Each line of the listing must be transcribed exactly, except for the images, which should be excluded.

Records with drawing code
--- --- ---

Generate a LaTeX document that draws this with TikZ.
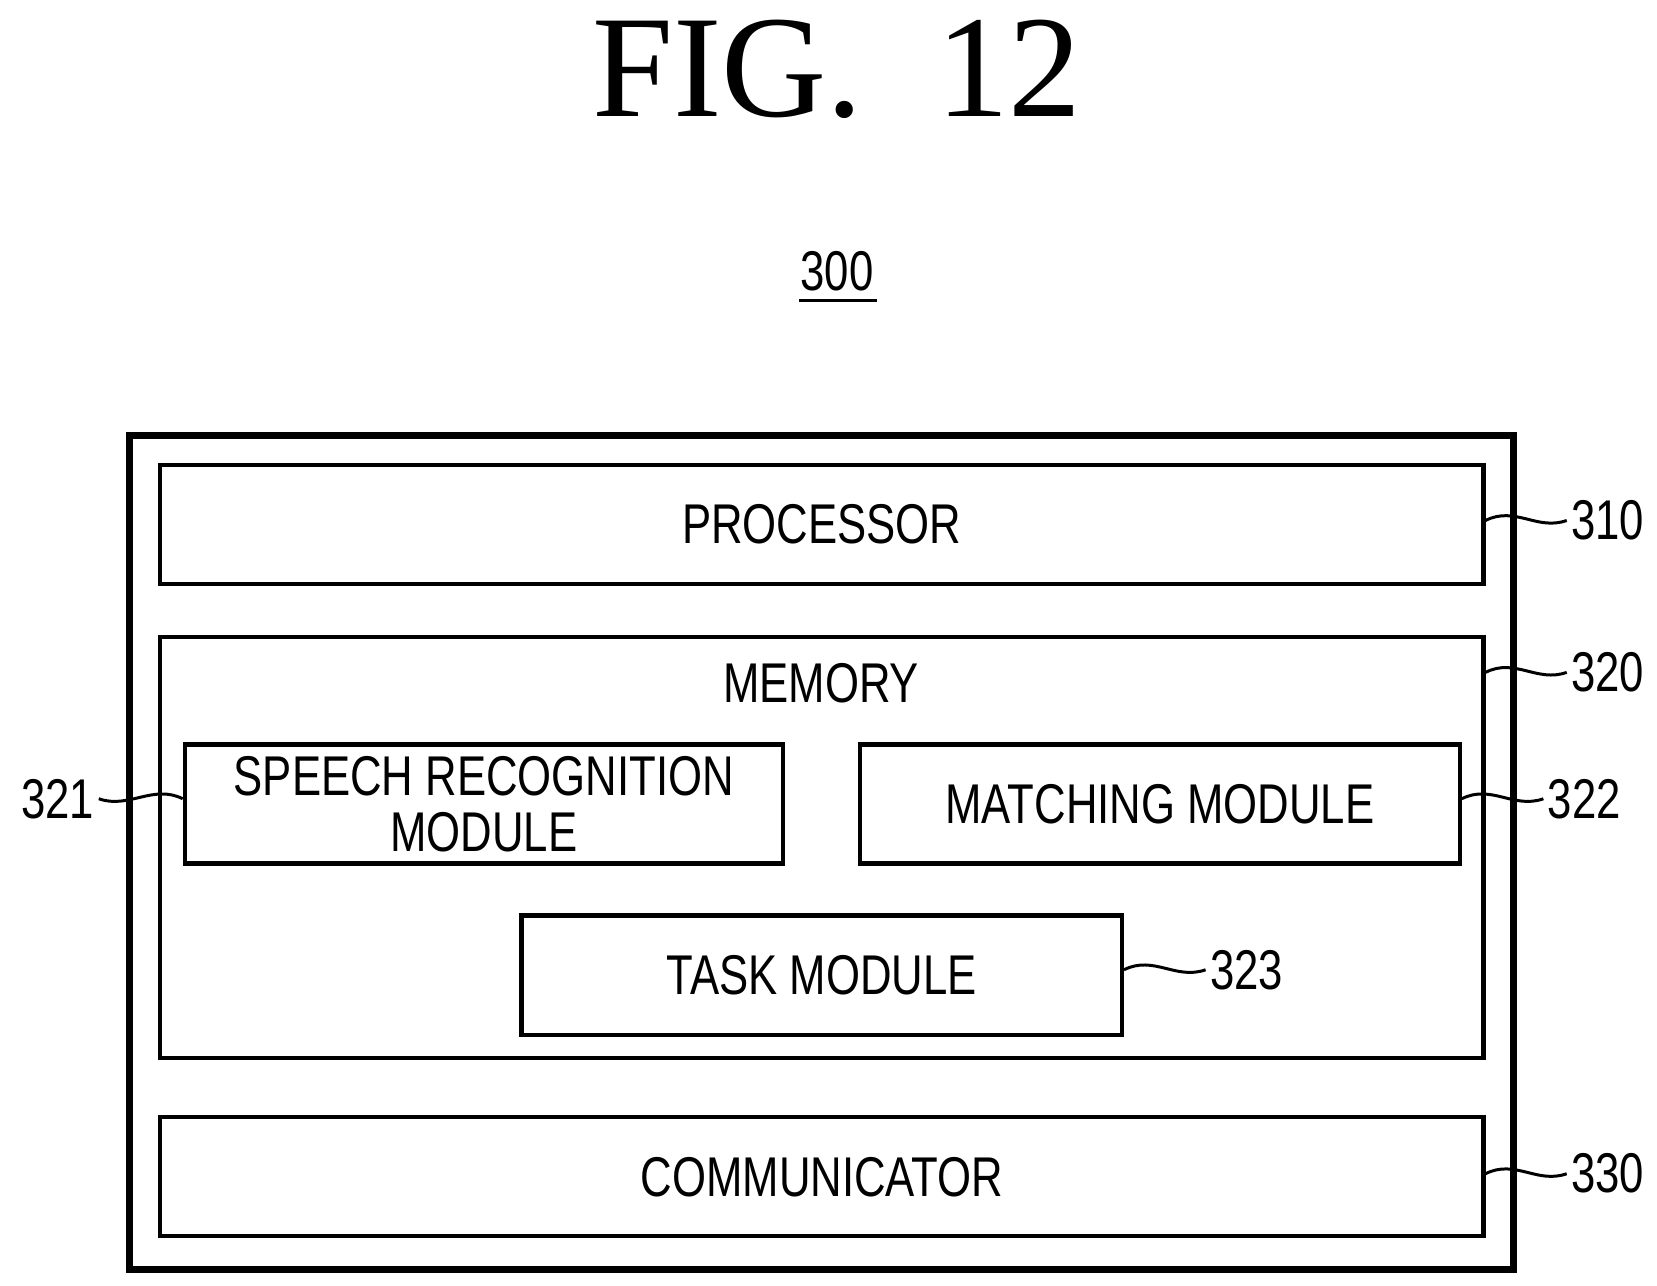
\documentclass[tikz,border=0pt]{standalone}
\usepackage{fontspec}
\setmainfont{Liberation Serif}
\newfontfamily\narrowfont[FakeStretch=0.78]{Liberation Sans}
\begin{document}
\begin{tikzpicture}[x=0.01cm,y=-0.01cm,
	every node/.style = {font=\narrowfont\fontsize{15}{17}\selectfont},
	box/.style = {draw, line width=1.1pt, anchor=north west, inner sep=0pt},
	lead/.style = {line width=0.8pt}]
	\useasboundingbox (0,0) rectangle (1560,1210);
	\tikzset{ ref/.style = {anchor=west, inner sep=1pt} }
	\node (fig) at (788,65) {\fontspec{Liberation Serif}\fontsize{39}{42}\selectfont FIG.\ \ 12};
	\node (dev) at (788,255) {300};
	\draw [line width=0.8pt] (752,283) -- (826,283);
	\draw [line width=2pt] (122,410) rectangle (1425,1195);
	\node [box, minimum width=12.45cm, minimum height=1.12cm] (proc) at (149,436) {};
	\node at (proc.center) {PROCESSOR};
	\node [box, minimum width=12.45cm, minimum height=3.96cm] (mem) at (149,598) {};
	\node at (773,643) {MEMORY};
	\node [box, minimum width=5.63cm, minimum height=1.12cm, align=center] (speech) at (172,699) {};
	\node [align=center, font=\narrowfont\fontsize{15}{15}\selectfont] at (speech.center) {SPEECH RECOGNITION\\MODULE};
	\node [box, minimum width=5.64cm, minimum height=1.12cm] (match) at (808,699) {};
	\node at (match.center) {MATCHING MODULE};
	\node [box, minimum width=5.65cm, minimum height=1.12cm] (task) at (489,860) {};
	\node at (task.center) {TASK MODULE};
	\node [box, minimum width=12.45cm, minimum height=1.12cm] (comm) at (149,1050) {};
	\node at (comm.center) {COMMUNICATOR};
	% reference numerals
	\node [ref] (l310) at (1475,490) {310};
	\node [ref] (l320) at (1475,633) {320};
	\node [ref] (l322) at (1453,752) {322};
	\node [ref] (l323) at (1135,913) {323};
	\node [ref] (l330) at (1475,1105) {330};
	\node [anchor=east, inner sep=1pt] (l321) at (93,752) {321};
	\draw [lead] (proc.east |- l310) .. controls +(28,-14) and +(-28,10) .. (l310.west);
	\draw [lead] (mem.east |- l320) .. controls +(28,-14) and +(-28,10) .. (l320.west);
	\draw [lead] (match.east |- l322) .. controls +(28,-14) and +(-28,10) .. (l322.west);
	\draw [lead] (task.east |- l323) .. controls +(28,-14) and +(-28,10) .. (l323.west);
	\draw [lead] (comm.east |- l330) .. controls +(28,-14) and +(-28,10) .. (l330.west);
	\draw [lead] (speech.west |- l321) .. controls +(-28,-14) and +(28,10) .. (l321.east);
\end{tikzpicture}
\end{document}
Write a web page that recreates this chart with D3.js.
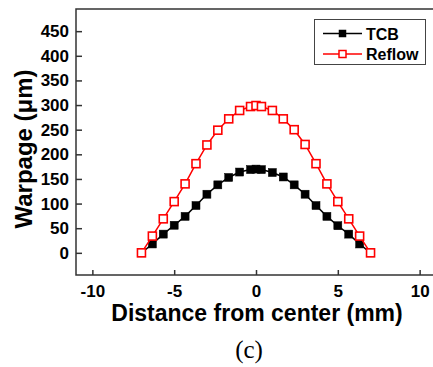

--- --- ---

• _TASK ANSWER_:
Generate a LaTeX document that draws this with TikZ.
\documentclass[tikz,border=0pt]{standalone}
\usepackage{fontspec}
\setmainfont{Liberation Serif}
\newfontfamily\narrowfont[FakeStretch=0.78]{Liberation Sans}
\begin{document}
\begin{tikzpicture}[x=0.01cm,y=-0.01cm,
	every node/.style = {font=\narrowfont\fontsize{15}{17}\selectfont},
	box/.style = {draw, line width=1.1pt, anchor=north west, inner sep=0pt},
	lead/.style = {line width=0.8pt}]
	\useasboundingbox (0,0) rectangle (1560,1210);
	\tikzset{ ref/.style = {anchor=west, inner sep=1pt} }
	\node (fig) at (788,65) {\fontspec{Liberation Serif}\fontsize{39}{42}\selectfont FIG.\ \ 12};
	\node (dev) at (788,255) {300};
	\draw [line width=0.8pt] (752,283) -- (826,283);
	\draw [line width=2pt] (122,410) rectangle (1425,1195);
	\node [box, minimum width=12.45cm, minimum height=1.12cm] (proc) at (149,436) {};
	\node at (proc.center) {PROCESSOR};
	\node [box, minimum width=12.45cm, minimum height=3.96cm] (mem) at (149,598) {};
	\node at (773,643) {MEMORY};
	\node [box, minimum width=5.63cm, minimum height=1.12cm, align=center] (speech) at (172,699) {};
	\node [align=center, font=\narrowfont\fontsize{15}{15}\selectfont] at (speech.center) {SPEECH RECOGNITION\\MODULE};
	\node [box, minimum width=5.64cm, minimum height=1.12cm] (match) at (808,699) {};
	\node at (match.center) {MATCHING MODULE};
	\node [box, minimum width=5.65cm, minimum height=1.12cm] (task) at (489,860) {};
	\node at (task.center) {TASK MODULE};
	\node [box, minimum width=12.45cm, minimum height=1.12cm] (comm) at (149,1050) {};
	\node at (comm.center) {COMMUNICATOR};
	% reference numerals
	\node [ref] (l310) at (1475,490) {310};
	\node [ref] (l320) at (1475,633) {320};
	\node [ref] (l322) at (1453,752) {322};
	\node [ref] (l323) at (1135,913) {323};
	\node [ref] (l330) at (1475,1105) {330};
	\node [anchor=east, inner sep=1pt] (l321) at (93,752) {321};
	\draw [lead] (proc.east |- l310) .. controls +(28,-14) and +(-28,10) .. (l310.west);
	\draw [lead] (mem.east |- l320) .. controls +(28,-14) and +(-28,10) .. (l320.west);
	\draw [lead] (match.east |- l322) .. controls +(28,-14) and +(-28,10) .. (l322.west);
	\draw [lead] (task.east |- l323) .. controls +(28,-14) and +(-28,10) .. (l323.west);
	\draw [lead] (comm.east |- l330) .. controls +(28,-14) and +(-28,10) .. (l330.west);
	\draw [lead] (speech.west |- l321) .. controls +(-28,-14) and +(28,10) .. (l321.east);
\end{tikzpicture}
\end{document}
Write a web page that recreates this chart with D3.js.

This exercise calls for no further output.